The Belfast / Bristol band preview their new LP with a slice of classic, lush Britpop.

Otherish wish things could have been different on their wistfully dreamy new single and video If Only — showcasing today on Tinnitist.

The dreamy leadoff single from the Belfast / Bristol band’s third LP How Lucky We Are Being Us And Each Other (out July 28), the nostalgic and melancholy If Only captures the lush, moody orchestration of ’90s Britpop groups like Blur and Elbow, but with a touch of timelessness. While the band cite classic figures like David Bowie and Burt Bacharach as influences, traces of psychedelia, post-punk and modern eccentrism swirl through their new album’s panoply of colors and textures.
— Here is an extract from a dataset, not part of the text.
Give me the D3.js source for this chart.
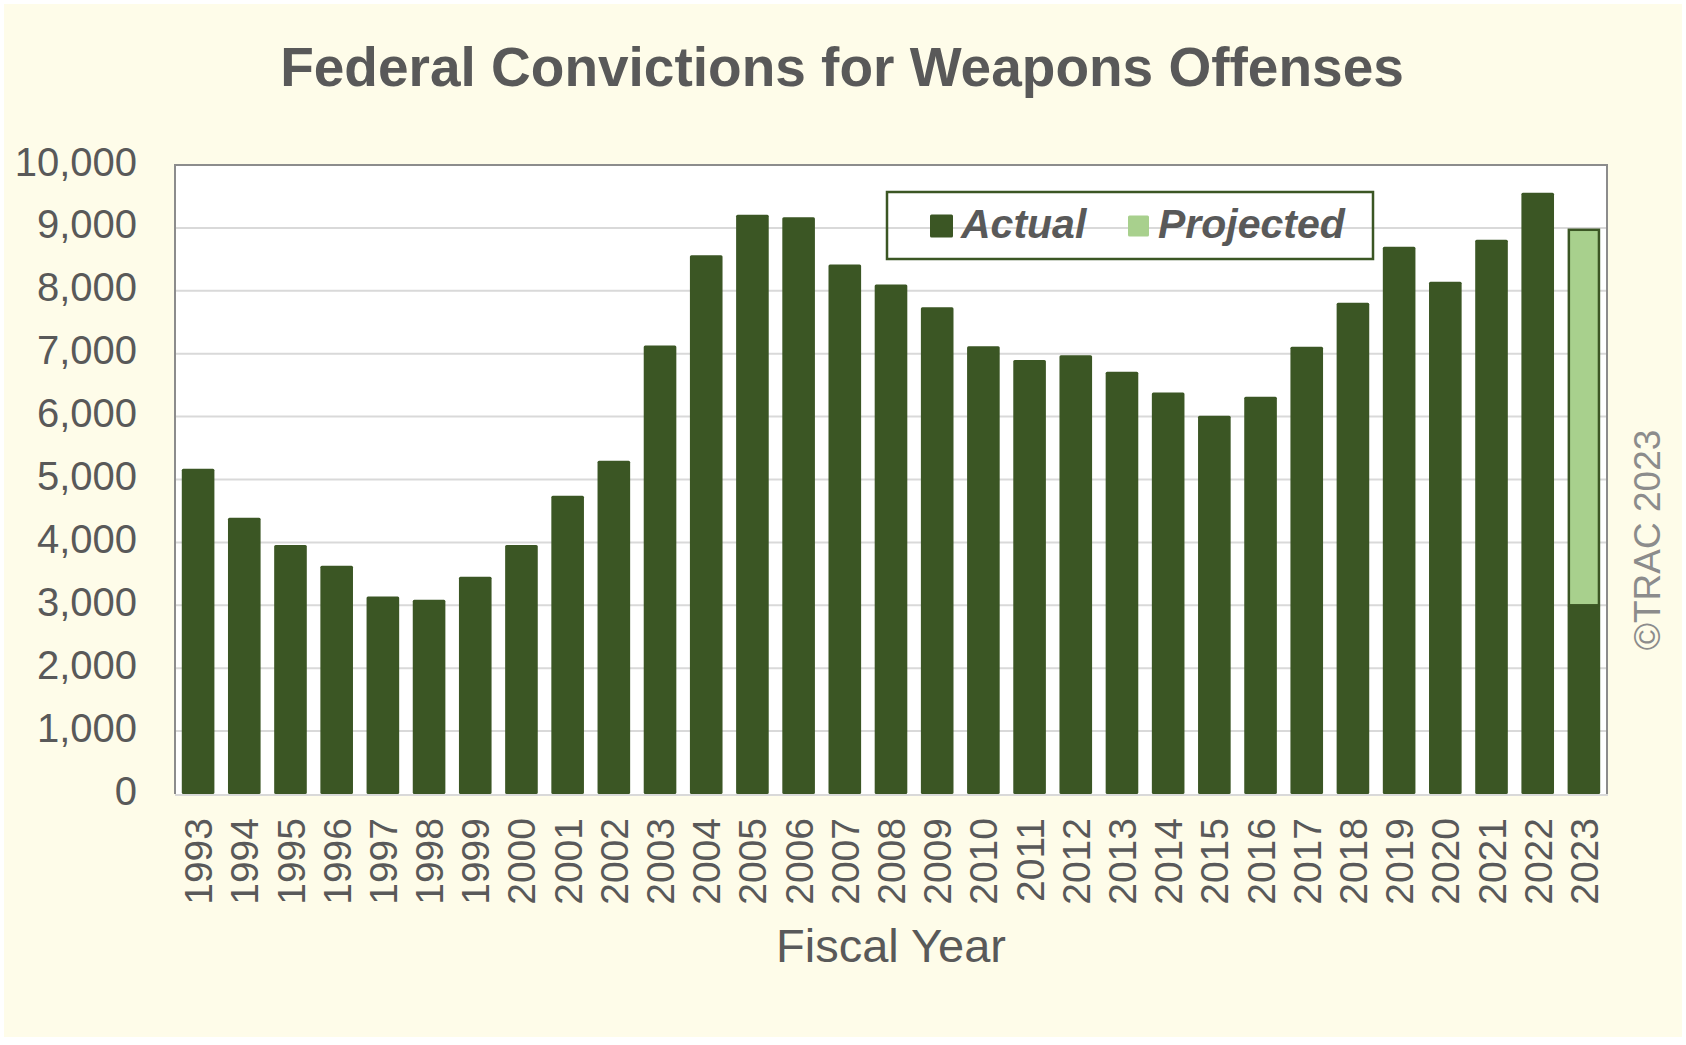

If there were such a thing as indie music’s answer to a song of summer, If Only might very well be it.

Four misfits with three distinct songwriters in their ranks, it took Otherish decades to get here. In fact, they weren’t here just two years ago, they can’t tell you how it happened, and they can’t even describe what it sounds like.

When Belfast natives Francis Kane, Paul Bradley and his brother Mark emigrated to the English city of Bristol in the ’80s, they arrived in time to make an ill-fated bid for alt-rock success by forming the band Me. Looking back with tongue in cheek, they assess their achievements back then as “not enough even to render cult status.” What they did achieve, however, was a musical bond that never went away. Which is why the music they’ve been putting out as Otherish since 2021 sounds like the work of a highly seasoned group of music veterans.

Photo by Chris Rydlewski.

Quietly, almost imperceptibly — and most often entirely out of view — inspiration comes knocking and entices someone to veer off the beaten track. In the darkness of the unknown, where it’s too far to turn back but there’s still no sense of where one might arrive… that is the place where Otherish find themselves on How Lucky We Are Being Us And Each Other.

Startlingly fresh, the new album lands like a welcome splash of cold water to the face, immediately recognizable as a work that captures a band stepping decisively out onto their own limb. Conversely, the music bears a familiar quality, as Otherish somehow wrap their arms around the full arc of rock music and emerge with a seamless amalgamation — familiar and inviting yet offbeat, with an unmistakable sense that this music could only have been made right now.

Like an author who’s spent a lifetime borrowing books from the library and realizes that their own voice came into fruition somewhere along the line, Otherish have invented their own language, which continues to evolve on new tracks such as The Strange Rain, The Good, The Real, The Beautiful and leadoff single If Only.

Seasoned by all the years of playing together, it’s as if Otherish can’t help but draw from a kind of unwitting intuitive wisdom. They would probably balk — maybe even laugh out loud — at the suggestion that there’s any wisdom involved. “It shouldn’t work,” says Kane, “but it does.”